Chun-Yin - Nanyang Technological University

B. Engineering
Semester 1, 2017

Academic experience

Courses I studied: 

  • Compiler Techniques
  • Operating Systems
  • Software Engineering
  • Cryptography and Network Security

There are a lot of similarities between NTU and UQ. The way courses are taught - with lectures, tutorials and practicals are almost identical. The way we are assessed - with assignments, quizzes, mid semesters and finals are also the same. However, the main difference was the significantly reduced number of assignments we received during the semester in comparison to UQ. This does not mean local students who study at NTU have a lot of free time, as they are required to do 6 courses every semester. In comparison, I only had to do the equivalent UQ full-time load of 4 courses. 

I had never appreciated UQ's course profile for the past three years I have been studying at UQ before the exchange. At NTU, there were no set dates for our assessments. They were often changed during the semester on a whim of the course organizer. It was difficult to plan my timetable, as assessment dates were subjected to change. UQ also had a fabulous sign-on process. At UQ, the sign on process is extremely versatile, doing its best to accommodate most of the student's timetable constraints. UQ allows us to pick any combinations of classes and may possibly open up new classes when classes exceeds the limit. Whereas in NTU, I was assigned to 6 courses to choose from out of at least 10 courses that I had to express my interest in. (Note: If I was a local student, these are the 6 courses I have to do without any other choice) There was also no flexibility in choosing classes within a course. Classes were separated into multiple "modules" that contains the combinations of class times that could not be customized.

Personal experience

What amazed me about Singapore was the culture of the people. Around the world, it is common to see tensions arise due to religious or cultural differences. However in Singapore, this is non-existent. Despite being a culturally diverse country with multiple primary languages, religions and ethnicity that are significantly different to each other, they are able to live in harmony between different religious and cultural communities. 

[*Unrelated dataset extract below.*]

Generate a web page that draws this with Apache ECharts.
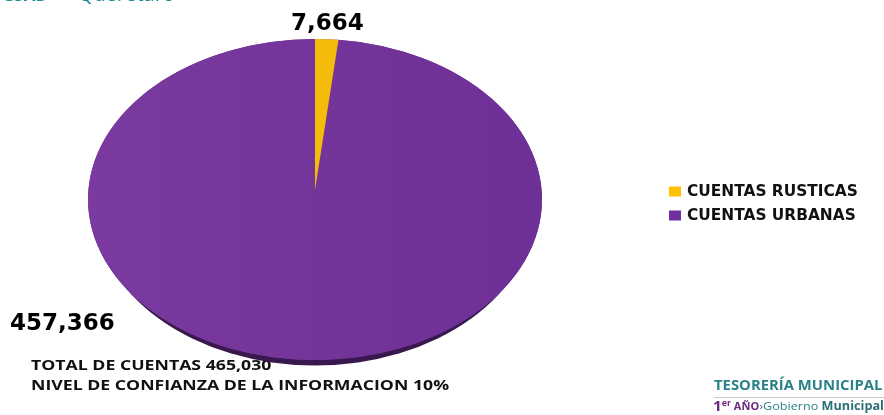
<!DOCTYPE html>
<html><head><meta charset="utf-8">
<style>html,body{margin:0;padding:0;background:#fff}#c{width:884px;height:415px}</style>
<script src="https://cdn.jsdelivr.net/npm/echarts@6/dist/echarts.min.js"></script>
</head><body><div id="c"></div>
<script>
const categories = ['CUENTAS RUSTICAS', 'CUENTAS URBANAS'];
const accountValues = [7664, 457366];
const sliceColors = ['#FFC000', '#7030A0'];
const noteLines = ['TOTAL DE CUENTAS 465,030', 'NIVEL DE CONFIANZA DE LA INFORMACION 10%'];

const total = accountValues.reduce((a, b) => a + b, 0);
const fmt = v => v.toLocaleString('en-US');
const CX = 315, CY = 199.5, RX = 227, RY = 160.5, APEX_Y = 190;

function sliceAngles(i) {
  let before = 0;
  for (let k = 0; k < i; k++) before += accountValues[k];
  const start = -Math.PI / 2 + before / total * Math.PI * 2;
  return [start, start + accountValues[i] / total * Math.PI * 2];
}
function sector(angles, y, r, rx, style) {
  return { type: 'sector', x: CX, y: y, scaleX: rx / r, scaleY: 1,
    shape: { cx: 0, cy: 0, r0: 0, r: r, startAngle: angles[0], endAngle: angles[1], clockwise: true },
    style: style };
}
const urbanFill = { type: 'linear', x: 0, y: 0, x2: 1, y2: 0, colorStops: [
  { offset: 0, color: '#7A3A9F' }, { offset: 1, color: '#6E2F96' } ] };
const fullTurn = [0, Math.PI * 2];

function renderSlice(i) {
  return function () {
    const a = sliceAngles(i);
    if (i === 0) {
      return sector(a, APEX_Y, APEX_Y - (CY - RY), RX, { fill: '#F5BB0A' });
    }
    return { type: 'group', children: [
      sector(fullTurn, CY + 5.5, RY, RX - 6, { fill: '#38184F' }),
      sector(fullTurn, CY, RY, RX, { fill: urbanFill }),
      sector(a, CY, RY, RX, { fill: urbanFill })
    ]};
  };
}
const bigFont = { fontFamily: 'DejaVu Sans', fontWeight: 'bold', fontSize: 23, fill: '#000' };
const noteFont = { fontFamily: 'Open Sans', fontWeight: 'bold', fontSize: 14.5, fill: '#111' };
const NOTE_STRETCH = 1.22;

const chart = echarts.init(document.getElementById('c'), null, { renderer: 'canvas' });
chart.setOption({
  animation: false,
  backgroundColor: '#fff',
  legend: {
    left: 664, top: 179, orient: 'vertical', itemWidth: 12, itemHeight: 10, itemGap: 9,
    icon: 'rect', selectedMode: false, data: categories,
    textStyle: { fontFamily: 'DejaVu Sans', fontWeight: 'bold', fontSize: 15.4, color: '#111', padding: [0, 0, 0, 1] }
  },
  series: categories.map((name, i) => ({
    type: 'custom', name, coordinateSystem: 'none', z: 6 - i,
    itemStyle: { color: sliceColors[i] },
    data: [[accountValues[i]]],
    renderItem: renderSlice(i),
    silent: true
  })),
  graphic: [
    { type: 'text', left: 291, top: 13, style: Object.assign({ text: fmt(accountValues[0]) }, bigFont) },
    { type: 'text', left: 10, top: 313, style: Object.assign({ text: fmt(accountValues[1]) }, bigFont) },
    { type: 'text', x: 31, y: 358, scaleX: NOTE_STRETCH, style: Object.assign({ text: noteLines[0] }, noteFont) },
    { type: 'text', x: 31, y: 378, scaleX: NOTE_STRETCH, style: Object.assign({ text: noteLines[1] }, noteFont) },
    { type: 'text', x: 2, y: -12, style: { text: 'GSAD', fontFamily: 'Open Sans', fontWeight: 'bold', fontSize: 17, fill: '#1F8A8C' } },
    { type: 'text', x: 78, y: -15, style: { text: 'Querétaro', fontFamily: 'Open Sans', fontSize: 20, fill: '#1F8A8C' } },
    { type: 'text', x: 714, y: 379, scaleX: 1.1, style: { text: 'TESORERÍA MUNICIPAL', fontFamily: 'Open Sans', fontWeight: 'bold', fontSize: 13.5, fill: '#2A8288' } },
    { type: 'rect', shape: { x: 714, y: 397, width: 170, height: 1 }, style: { fill: '#C8C8C8' } },
    { type: 'text', x: 713, y: 400, scaleX: 1.1, style: {
      text: '{a|1}{b|er}{c| AÑO}{d|›Gobierno }{e|Municipal}',
      rich: {
        a: { fontFamily: 'Open Sans', fontWeight: 'bold', fontSize: 14, fill: '#6B2A7E' },
        b: { fontFamily: 'Open Sans', fontWeight: 'bold', fontSize: 8, fill: '#6B2A7E', verticalAlign: 'top' },
        c: { fontFamily: 'Open Sans', fontWeight: 'bold', fontSize: 10, fill: '#6B2A7E' },
        d: { fontFamily: 'Open Sans', fontSize: 11.5, fill: '#2A8288' },
        e: { fontFamily: 'Open Sans', fontWeight: 'bold', fontSize: 11.5, fill: '#2A6F78' }
      } } }
  ]
});
</script></body></html>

Singaporeans are also one of the hardest working people I have ever met. They always strive to achieve the best possible results in whatever they do. This could be either academics, sports or any other competitions. I joined a local basketball team, formed by a group of friends that enjoyed playing basketball for fun and participated in a local competition. There were no rewards in winning the competition, but that did not stop their competitiveness. I was amazed on the participation rate of their 5 hour weekly training. I was amazed considering the training was almost like a military camp, where we would either be running or drilling rigorously for the entire duration of the training on a limited supply of water. It was great fun, and I would encourage anyone to participate in any competition of their interest if you got the chance.

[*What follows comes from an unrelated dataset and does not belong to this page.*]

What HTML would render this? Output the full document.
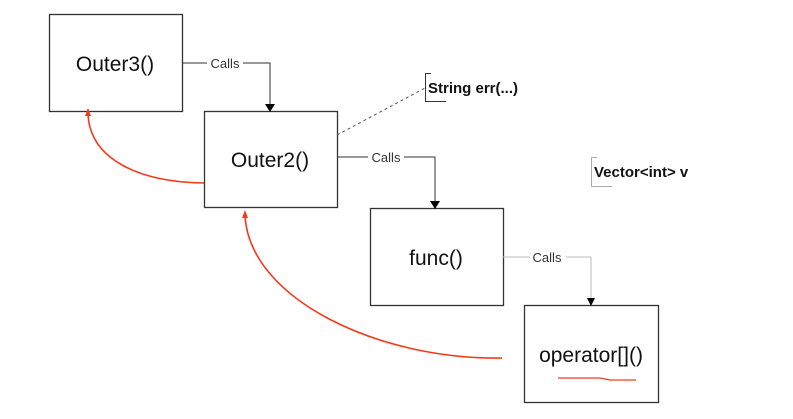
<!DOCTYPE html>
<html><head><style>
body{margin:0;background:#fff;}
svg{display:block;font-family:"Liberation Sans",sans-serif;}
</style></head><body>
<svg width="793" height="419" viewBox="0 0 793 419">
<g fill="#fff" stroke="#333" stroke-width="1.3">
<rect x="49.5" y="14.5" width="133" height="97"/>
<rect x="204.5" y="111.5" width="133" height="96"/>
<rect x="370.5" y="208.5" width="133" height="97"/>
<rect x="524.5" y="305.5" width="134" height="97"/>
</g>
<g font-size="21" fill="#111" text-anchor="middle">
<text x="115" y="71">Outer3()</text>
<text x="270" y="167">Outer2()</text>
<text x="436" y="265">func()</text>
<text x="591" y="362">operator[]()</text>
</g>
<g fill="none" stroke="#333" stroke-width="1">
<path d="M182,63 H207 M243,63 H270 V104"/>
<path d="M337,157 H368 M404,157 H435 V201"/>
<path d="M503,257 H530 M566,257 H591 V298" stroke="#bbb"/>
<path d="M337,135 L425,88" stroke-dasharray="3,3" stroke="#555"/>
<path d="M431,73.5 H425.5 V101.5 H446" />
<path d="M597,157.5 H591.5 V186.5 H612" stroke="#aaa"/>
</g>
<path d="M265,104 H275 L270,112z" fill="#000"/>
<path d="M430,201 H440 L435,209z" fill="#000"/>
<path d="M587,298 H595 L591,306z" fill="#000"/>
<g font-size="13" fill="#333" text-anchor="middle">
<text x="225" y="68">Calls</text>
<text x="386" y="162">Calls</text>
<text x="547" y="262">Calls</text>
</g>
<g font-size="15" font-weight="bold" fill="#111">
<text x="428" y="93">String err(...)</text>
<text x="594" y="177">Vector&lt;int&gt; v</text>
</g>
<g fill="none" stroke="#f53a1a" stroke-width="1.6">
<path d="M204,183 C140,182 90,160 88,114"/>
<path d="M502,358 C380,360 250,300 245,216"/>
<path d="M558,378 H600 L610,380 H636" stroke-width="1.2"/>
</g>
<path d="M88,108 L85,116 L91,116z" fill="#f53a1a"/>
<path d="M245,210 L242,218 L248,218z" fill="#f53a1a"/>
</svg>
</body></html>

I lived on campus, and I would suggest anyone else to do the same. It was extremely simple and streamlined to register for an on-campus accommodation. NTU has around 20 halls (apartment blocks) on campus, with new ones being built. 

NTU has great facilities for students living on campus. They have multiple canteens, 2 supermarkets that open until 12am and a 24 hours convenient store. They also have great sporting facilities such as various sports fields, free gym access and free swimming pool access. The campus is so large, that they have free shuttle buses that transports you around the campus throughout the day, including weekends. 

Every hall has student activities almost every week, and they are a great time to meet new people, both locals and internationals. They also host "inter-hall games", which are competitions that involve different halls to compete with each other in sports or other activities.

Professional development and employability

I became significantly more confident in travelling and living by myself without knowing anyone in an unfamiliar foreign country. From the documentation, long term overseas expense planning and other travelling planning, they were all new to me and I have noticed I became a lot more confident and knowledgeable now.


Joining the basketball team was the highlight of the exchange. The similarity in interest made me a lot of close Singaporean friends who would take me out to explore the country outside of the usual tourist areas. They would tell me about the average Singaporean lives and perspectives, their education system and what's the latest trending topics in Singapore. It made me feel like I was living at home and not just a temporary visitor living in Singapore.

Top tips

My greatest advice is to participate in local communities. Don't just participate in the university's activities, but explore their local communities as well. 

You do not have to participate in everything you find, just do those that interest you. Try to implant yourself into the local community and make yourself feel at home. I noticed that it was easier to fit in with other exchange students than to fit in with the local students. It can be difficult to fit into an established group. My advice is to try to join a club, society or activity of your interest, and your common interest is what will make you fit in without trying to force yourself.